Demenz "Anderland" im Theater im Ballsaal
BONN · Marianne Rumpsmüller mag tanzen. "Hacke, Spitze - eins, zwei drei", kommandiert die bewegliche alte Dame mit den kurzen weißen Haaren munter und singt dazu alte Karnevalsschlager. Sie ist dement und wird am Freitag nicht mehr wissen, dass sie am Donnerstag wirklich auf der Bühne stand.
Seit Jahren beschäftigt sich die Regisseurin Barbara Wachendorff mit demenzkranken Menschen und deren besonderer Welt. "Ein Reise ohne Ruder ins Land der Demenz" nennt sie ihre neue Produktion "Anderland", die jetzt im Ballsaal zu sehen war.
Fünf "Experten" aus der fremden Lebenswelt agieren mit vier Profi-Schauspielern bei diesem szenischen Reigen, der alltägliche Erfahrungen mit grotesken Situationen verbindet und einen theatralen Bogen schlägt zwischen scheinbarem Normalverhalten und dem vielseitigen "Anderland", in dem die Alten zu hilflosen Kindern werden, aber mit ihren Erfahrungen und Fähigkeiten eine spielerische Präsenz behaupten, die Mut macht für die unfreiwillige Reise ohne Rückfahrschein.
Die drastischen Demütigungen, Aggressionen und Verletzungen auf beiden Seiten der Krankheit verschweigt die Inszenierung nicht, findet aber in 90 Minuten immer wieder Momente von möglicher Nähe und feinem Humor.

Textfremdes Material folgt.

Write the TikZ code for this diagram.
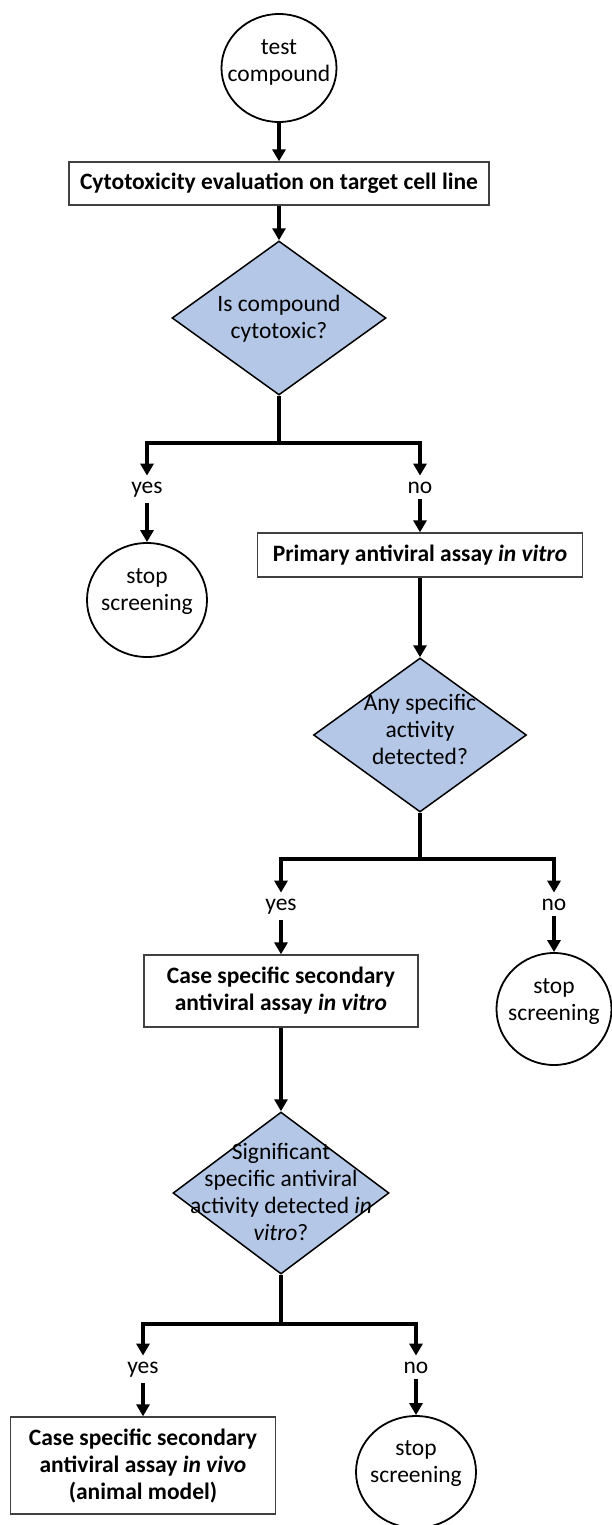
\documentclass[tikz,border=0pt]{standalone}
\usepackage{fontspec}
\setmainfont{Carlito}
\usetikzlibrary{arrows.meta,shapes.geometric}
\definecolor{diafill}{RGB}{180,199,231}
\begin{document}
\begin{tikzpicture}[x=1pt,y=-1pt,
  font=\fontsize{23.5}{27}\selectfont,
  conn/.style={line width=4pt},
  arr/.style={conn,-{Triangle[width=13pt,length=12pt]}},
  circ/.style={ellipse,draw,line width=1.8pt,fill=white,inner sep=0pt},
  box/.style={draw=black!75,line width=1.3pt,fill=white,align=center,inner sep=0pt,
    font=\bfseries\fontsize{23.5}{27}\selectfont},
  dia/.style={diamond,draw,line width=1.5pt,fill=diafill,inner sep=0pt},
  txt/.style={align=center,inner sep=0pt},
  lab/.style={inner sep=0pt,outer sep=6pt,anchor=base}]
\useasboundingbox (0,0) rectangle (611,1525);

% top
\node[circ,minimum width=115,minimum height=108] (tc) at (279,68) {};
\node[txt] (tct) at (279,62) {test\\compound};
\node[box,minimum width=420,minimum height=43] (b1) at (279,183.5) {Cytotoxicity evaluation on target cell line};
\node[dia,minimum width=214,minimum height=154] (d1) at (279,318) {};
\node[txt] (d1t) at (279,319) {Is compound\\cytotoxic?};
\coordinate (s1) at (279,443);
\node[lab] (y1) at (147,493) {yes};
\node[lab] (n1) at (420,493) {no};
\node[circ,minimum width=120,minimum height=114] (st1) at (147,600) {};
\node[txt] (st1t) at (147,592) {stop\\screening};
\node[box,minimum width=325,minimum height=44] (b2) at (420,555) {Primary antiviral assay \textit{in vitro}};

% second decision
\node[dia,minimum width=213,minimum height=154] (d2) at (420,735) {};
\node[txt] (d2t) at (420,729) {Any specific\\activity\\detected?};
\coordinate (s2) at (420,859);
\node[lab] (y2) at (281,910) {yes};
\node[lab] (n2) at (554,910) {no};
\node[box,minimum width=274,minimum height=72] (b3) at (281,991) {Case specific secondary\\antiviral assay \textit{in vitro}};
\node[circ,minimum width=115,minimum height=112] (st2) at (554,1009) {};
\node[txt] (st2t) at (554,1001.5) {stop\\screening};

% third decision
\node[dia,minimum width=216,minimum height=162] (d3) at (281,1193) {};
\node[txt] (d3t) at (281,1192) {Significant\\specific antiviral\\activity detected \textit{in}\\\textit{vitro}?};
\coordinate (s3) at (281,1324);
\node[lab] (y3) at (143,1373) {yes};
\node[lab] (n3) at (416,1373) {no};
\node[box,minimum width=265,minimum height=97] (b4) at (143,1465.5) {Case specific secondary\\antiviral assay \textit{in vivo}\\(animal model)};
\node[circ,minimum width=120,minimum height=112] (st3) at (416,1472) {};
\node[txt] (st3t) at (416,1463.5) {stop\\screening};

% connectors
\draw[arr] (tc.south) -- (b1.north);
\draw[arr] (b1.south) -- (d1.north);
\draw[conn] (d1.south) -- (s1);
\draw[arr] (s1) -| (y1.north);
\draw[arr] (s1) -| (n1.north);
\draw[arr] (y1.south) -- (st1.north);
\draw[arr] (n1.south) -- (b2.north);
\draw[arr] (b2.south) -- (d2.north);
\draw[conn] (d2.south) -- (s2);
\draw[arr] (s2) -| (y2.north);
\draw[arr] (s2) -| (n2.north);
\draw[arr] (y2.south) -- (b3.north);
\draw[arr] (n2.south) -- (st2.north);
\draw[arr] (b3.south) -- (d3.north);
\draw[conn] (d3.south) -- (s3);
\draw[arr] (s3) -| (y3.north);
\draw[arr] (s3) -| (n3.north);
\draw[arr] (y3.south) -- (b4.north);
\draw[arr] (n3.south) -- (st3.north);
\end{tikzpicture}
\end{document}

Jede Vorstellung ist anders angesichts der dementen Darsteller, die sich selbst spielen und gleichzeitig Bühnenfiguren sind, die vorsichtig im Spiel gehalten werden müssen oder wie Helga Born einfach glücklich sind mit ihrer eigenwilligen Theatergegenwart. Die "echten" Schauspieler lieferten das stabile Gerüst für die spielerischen Verwirrungen. Eine sehr kluge Kunst-Begegnung mit geistreicher Empathie.